• Problem requirements:
Write out the material exactly, without any of its pictures.

━━━ Data lines ━━━

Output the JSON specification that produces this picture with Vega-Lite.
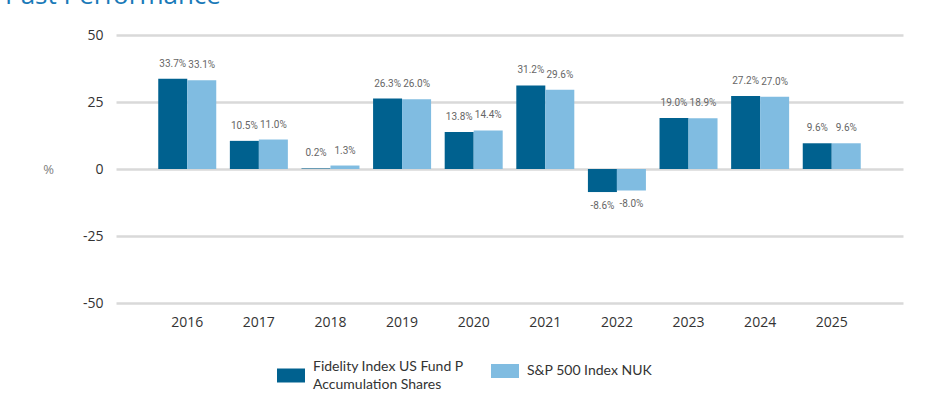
{
  "$schema": "https://vega.github.io/schema/vega-lite/v6.json",
  "autosize": {"type": "none"},
  "width": 787,
  "height": 268,
  "padding": {"left": 116, "top": 35, "right": 22, "bottom": 104},
  "background": "white",
  "title": {
    "text": "Past Performance",
    "anchor": "start",
    "frame": "group",
    "orient": "top",
    "baseline": "alphabetic",
    "offset": 5,
    "dx": -111,
    "dy": 7,
    "font": "Open Sans",
    "fontSize": 26,
    "fontWeight": "normal",
    "color": "#1a7ab8"
  },
  "data": {
    "values": [
      {"year": "2016", "series": "Fidelity Index US Fund P Accumulation Shares", "value": 33.7},
      {"year": "2016", "series": "S&P 500 Index NUK", "value": 33.1},
      {"year": "2017", "series": "Fidelity Index US Fund P Accumulation Shares", "value": 10.5},
      {"year": "2017", "series": "S&P 500 Index NUK", "value": 11.0},
      {"year": "2018", "series": "Fidelity Index US Fund P Accumulation Shares", "value": 0.2},
      {"year": "2018", "series": "S&P 500 Index NUK", "value": 1.3},
      {"year": "2019", "series": "Fidelity Index US Fund P Accumulation Shares", "value": 26.3},
      {"year": "2019", "series": "S&P 500 Index NUK", "value": 26.0},
      {"year": "2020", "series": "Fidelity Index US Fund P Accumulation Shares", "value": 13.8},
      {"year": "2020", "series": "S&P 500 Index NUK", "value": 14.4},
      {"year": "2021", "series": "Fidelity Index US Fund P Accumulation Shares", "value": 31.2},
      {"year": "2021", "series": "S&P 500 Index NUK", "value": 29.6},
      {"year": "2022", "series": "Fidelity Index US Fund P Accumulation Shares", "value": -8.6},
      {"year": "2022", "series": "S&P 500 Index NUK", "value": -8.0},
      {"year": "2023", "series": "Fidelity Index US Fund P Accumulation Shares", "value": 19.0},
      {"year": "2023", "series": "S&P 500 Index NUK", "value": 18.9},
      {"year": "2024", "series": "Fidelity Index US Fund P Accumulation Shares", "value": 27.2},
      {"year": "2024", "series": "S&P 500 Index NUK", "value": 27.0},
      {"year": "2025", "series": "Fidelity Index US Fund P Accumulation Shares", "value": 9.6},
      {"year": "2025", "series": "S&P 500 Index NUK", "value": 9.6}
    ]
  },
  "transform": [
    {"calculate": "replace(format(datum.value, '.1f'), '\u2212', '-') + '%'", "as": "label"}
  ],
  "encoding": {
    "x": {
      "field": "year",
      "type": "nominal",
      "scale": {"paddingInner": 0.19, "paddingOuter": 0.59},
      "axis": {
        "title": null,
        "labelAngle": 0,
        "labelFont": "Open Sans",
        "labelFontSize": 14,
        "labelColor": "#333333",
        "labelPadding": 12,
        "ticks": false,
        "domain": false,
        "grid": false
      }
    },
    "xOffset": {
      "field": "series",
      "type": "nominal",
      "scale": {"paddingInner": 0, "paddingOuter": 0}
    },
    "y": {
      "field": "value",
      "type": "quantitative",
      "scale": {"domain": [-50, 50], "nice": false, "zero": false},
      "axis": {
        "values": [-50, -25, 0, 25, 50],
        "labelExpr": "'' + datum.value",
        "title": "%",
        "titleAngle": 0,
        "titleX": -68,
        "titleY": 134,
        "titleAlign": "center",
        "titleBaseline": "middle",
        "titleFont": "Open Sans",
        "titleFontSize": 13,
        "titleFontWeight": "normal",
        "titleColor": "#808080",
        "labelFont": "Open Sans",
        "labelFontSize": 14,
        "labelColor": "#333333",
        "labelPadding": 13,
        "ticks": false,
        "domain": false,
        "grid": true,
        "gridColor": "#d9d9d9",
        "gridWidth": 2.5
      }
    }
  },
  "layer": [
    {
      "mark": {"type": "bar"},
      "encoding": {
        "color": {
          "field": "series",
          "type": "nominal",
          "scale": {
            "domain": ["Fidelity Index US Fund P Accumulation Shares", "S&P 500 Index NUK"],
            "range": ["#00618f", "#80bce1"]
          },
          "legend": {
            "title": null,
            "orient": "none",
            "legendX": 161,
            "legendY": 322,
            "direction": "horizontal",
            "symbolType": "M-1,-0.5H1V0.5H-1Z",
            "symbolSize": 784,
            "symbolStrokeWidth": 0,
            "symbolOpacity": 1,
            "labelFont": "Lato",
            "labelFontSize": 14,
            "labelColor": "#333333",
            "labelOffset": 8,
            "labelLimit": 400,
            "columnPadding": 27,
            "labelExpr": "datum.label == 'Fidelity Index US Fund P Accumulation Shares' ? ['Fidelity Index US Fund P', 'Accumulation Shares'] : [datum.label, '']",
            "encode": {
              "labels": {
                "update": {
                  "lineHeight": {"value": 18},
                  "dy": {"signal": "datum.label == 'S&P 500 Index NUK' ? 0 : -9"}
                }
              }
            }
          }
        }
      }
    },
    {
      "transform": [{"filter": "datum.value >= 0"}],
      "mark": {"type": "text", "baseline": "bottom", "dy": -10, "font": "Roboto", "fontSize": 10, "color": "#666666"},
      "encoding": {"text": {"field": "label"}}
    },
    {
      "transform": [{"filter": "datum.value < 0"}],
      "mark": {"type": "text", "baseline": "top", "dy": 9, "font": "Roboto", "fontSize": 10, "color": "#666666"},
      "encoding": {"text": {"field": "label"}}
    }
  ],
  "config": {"view": {"stroke": null}}
}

━━━

• Right answer:
Output the JSON specification that produces this picture with Vega-Lite.
{
  "$schema": "https://vega.github.io/schema/vega-lite/v6.json",
  "autosize": {"type": "none"},
  "width": 787,
  "height": 268,
  "padding": {"left": 116, "top": 35, "right": 22, "bottom": 104},
  "background": "white",
  "title": {
    "text": "Past Performance",
    "anchor": "start",
    "frame": "group",
    "orient": "top",
    "baseline": "alphabetic",
    "offset": 5,
    "dx": -111,
    "dy": 7,
    "font": "Open Sans",
    "fontSize": 26,
    "fontWeight": "normal",
    "color": "#1a7ab8"
  },
  "data": {
    "values": [
      {"year": "2016", "series": "Fidelity Index US Fund P Accumulation Shares", "value": 33.7},
      {"year": "2016", "series": "S&P 500 Index NUK", "value": 33.1},
      {"year": "2017", "series": "Fidelity Index US Fund P Accumulation Shares", "value": 10.5},
      {"year": "2017", "series": "S&P 500 Index NUK", "value": 11.0},
      {"year": "2018", "series": "Fidelity Index US Fund P Accumulation Shares", "value": 0.2},
      {"year": "2018", "series": "S&P 500 Index NUK", "value": 1.3},
      {"year": "2019", "series": "Fidelity Index US Fund P Accumulation Shares", "value": 26.3},
      {"year": "2019", "series": "S&P 500 Index NUK", "value": 26.0},
      {"year": "2020", "series": "Fidelity Index US Fund P Accumulation Shares", "value": 13.8},
      {"year": "2020", "series": "S&P 500 Index NUK", "value": 14.4},
      {"year": "2021", "series": "Fidelity Index US Fund P Accumulation Shares", "value": 31.2},
      {"year": "2021", "series": "S&P 500 Index NUK", "value": 29.6},
      {"year": "2022", "series": "Fidelity Index US Fund P Accumulation Shares", "value": -8.6},
      {"year": "2022", "series": "S&P 500 Index NUK", "value": -8.0},
      {"year": "2023", "series": "Fidelity Index US Fund P Accumulation Shares", "value": 19.0},
      {"year": "2023", "series": "S&P 500 Index NUK", "value": 18.9},
      {"year": "2024", "series": "Fidelity Index US Fund P Accumulation Shares", "value": 27.2},
      {"year": "2024", "series": "S&P 500 Index NUK", "value": 27.0},
      {"year": "2025", "series": "Fidelity Index US Fund P Accumulation Shares", "value": 9.6},
      {"year": "2025", "series": "S&P 500 Index NUK", "value": 9.6}
    ]
  },
  "transform": [
    {"calculate": "replace(format(datum.value, '.1f'), '\u2212', '-') + '%'", "as": "label"}
  ],
  "encoding": {
    "x": {
      "field": "year",
      "type": "nominal",
      "scale": {"paddingInner": 0.19, "paddingOuter": 0.59},
      "axis": {
        "title": null,
        "labelAngle": 0,
        "labelFont": "Open Sans",
        "labelFontSize": 14,
        "labelColor": "#333333",
        "labelPadding": 12,
        "ticks": false,
        "domain": false,
        "grid": false
      }
    },
    "xOffset": {
      "field": "series",
      "type": "nominal",
      "scale": {"paddingInner": 0, "paddingOuter": 0}
    },
    "y": {
      "field": "value",
      "type": "quantitative",
      "scale": {"domain": [-50, 50], "nice": false, "zero": false},
      "axis": {
        "values": [-50, -25, 0, 25, 50],
        "labelExpr": "'' + datum.value",
        "title": "%",
        "titleAngle": 0,
        "titleX": -68,
        "titleY": 134,
        "titleAlign": "center",
        "titleBaseline": "middle",
        "titleFont": "Open Sans",
        "titleFontSize": 13,
        "titleFontWeight": "normal",
        "titleColor": "#808080",
        "labelFont": "Open Sans",
        "labelFontSize": 14,
        "labelColor": "#333333",
        "labelPadding": 13,
        "ticks": false,
        "domain": false,
        "grid": true,
        "gridColor": "#d9d9d9",
        "gridWidth": 2.5
      }
    }
  },
  "layer": [
    {
      "mark": {"type": "bar"},
      "encoding": {
        "color": {
          "field": "series",
          "type": "nominal",
          "scale": {
            "domain": ["Fidelity Index US Fund P Accumulation Shares", "S&P 500 Index NUK"],
            "range": ["#00618f", "#80bce1"]
          },
          "legend": {
            "title": null,
            "orient": "none",
            "legendX": 161,
            "legendY": 322,
            "direction": "horizontal",
            "symbolType": "M-1,-0.5H1V0.5H-1Z",
            "symbolSize": 784,
            "symbolStrokeWidth": 0,
            "symbolOpacity": 1,
            "labelFont": "Lato",
            "labelFontSize": 14,
            "labelColor": "#333333",
            "labelOffset": 8,
            "labelLimit": 400,
            "columnPadding": 27,
            "labelExpr": "datum.label == 'Fidelity Index US Fund P Accumulation Shares' ? ['Fidelity Index US Fund P', 'Accumulation Shares'] : [datum.label, '']",
            "encode": {
              "labels": {
                "update": {
                  "lineHeight": {"value": 18},
                  "dy": {"signal": "datum.label == 'S&P 500 Index NUK' ? 0 : -9"}
                }
              }
            }
          }
        }
      }
    },
    {
      "transform": [{"filter": "datum.value >= 0"}],
      "mark": {"type": "text", "baseline": "bottom", "dy": -10, "font": "Roboto", "fontSize": 10, "color": "#666666"},
      "encoding": {"text": {"field": "label"}}
    },
    {
      "transform": [{"filter": "datum.value < 0"}],
      "mark": {"type": "text", "baseline": "top", "dy": 9, "font": "Roboto", "fontSize": 10, "color": "#666666"},
      "encoding": {"text": {"field": "label"}}
    }
  ],
  "config": {"view": {"stroke": null}}
}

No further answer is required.